In an experiment conducted in 2007, Bailenson’s research team studied how an avatar’s attractiveness affected their behavior both on and offline. Thirty-two volunteers received either an attractive or unattractive avatar at random and were asked to admire their avis for 90 seconds before being placed in a group setting where they interacted with other avatars. Researchers found that volunteers assigned the more attractive avatars interacted more confidently with others, stood closer to them when conversing, and even disclosed more personal details about themselves. The volunteers with less attractive avatars basically exhibited “wallflower” behavior–standing farther away and revealing less of themselves in their conversations.
What Bailenson’s research has found, I’m sure, does not astound many of you. For I imagine we all qualitatively deduced that the experiences we’ve had in Second Life have had remarkable reverberations in our own personal lives.
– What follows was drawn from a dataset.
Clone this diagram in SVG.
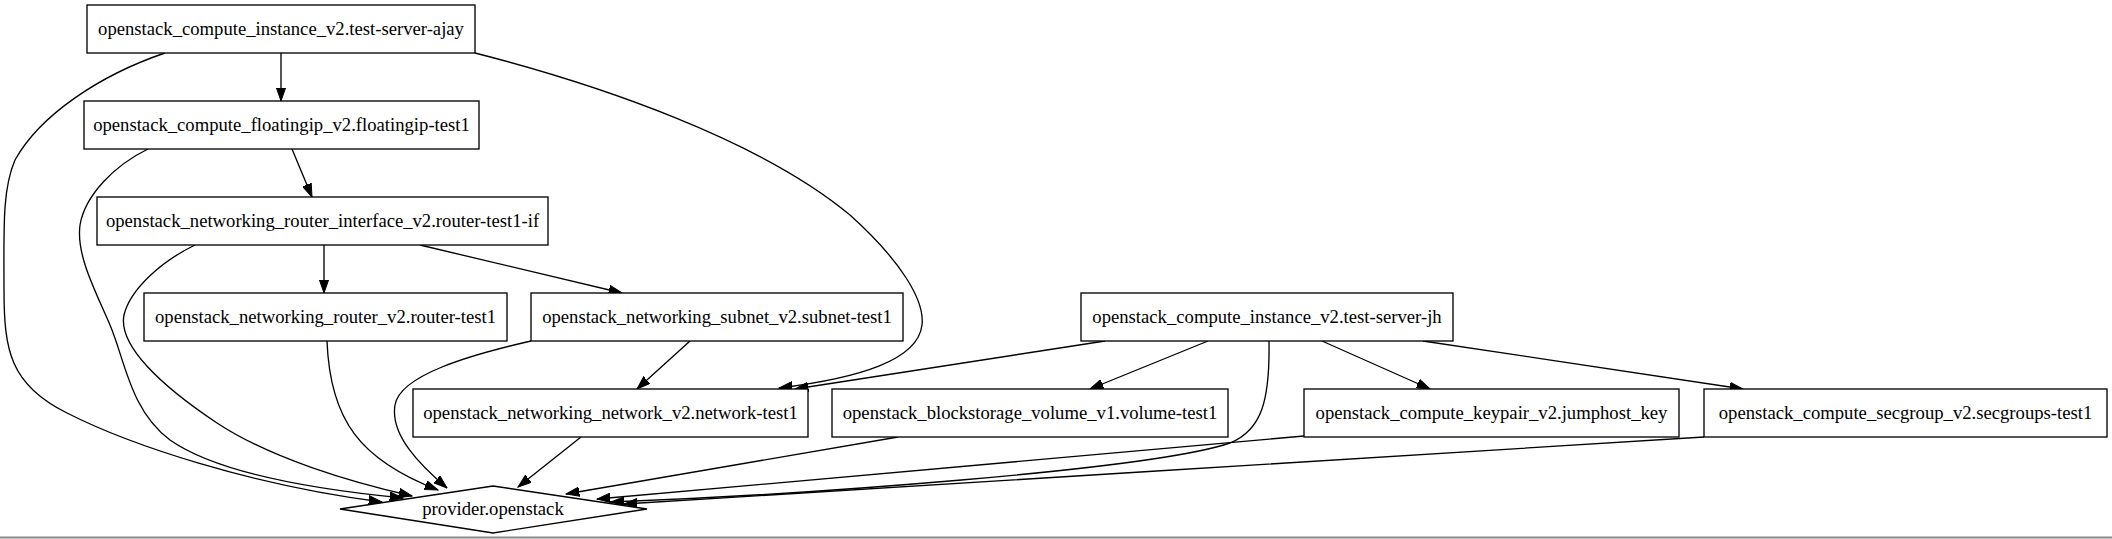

Bailenson discovered–as summarized by Kristina Dell–what so many of us have felt: “the qualities you acquire online—whether it’s confidence or insecurity—can spill over and change your conduct in the real world, often without your awareness. Bailenson has found that even 90 seconds spent chatting it up with avatars is enough to elicit behavioral changes offline—at least in the short term.”
I’ll confess that I have enjoyed a personal transformation due to the confidence I’ve gained through my experiences in Second Life. When I began playing SL, I was more than twenty pounds heavier, with shorter hair, and had suffered a minor crisis of confidence caused by a company re-org that orbited my career into a professional planetary tailspin. Yet now, over a year and a half later, I’ve slimmed down, grown my hair to match the length of my avatar and landed my dream job. And I’m not alone here; I’ve heard countless tales of friends who likewise have been motivated to match the model of their online personas by exercising and exhibiting increased confidence in their personal and professional lives. On the flip side, I’ve also suffered from meloncholy and minor depression when I’ve experienced loss, pain, or loneliness within Second Life.
I think it is for this main reason that–like a Pavlovian dog–I keep coming back to SL in search of what helps me get my groove on. SL and the wonderful people and relationships I experience there act as a virtual power suit that I don to help me feel comfortable in my own skin in my real world. And that is terrific news, not just because I like my skin but because–unlike the prim skin in SL–it wasn’t sold separately from this wonderful body and mind to which it is attached.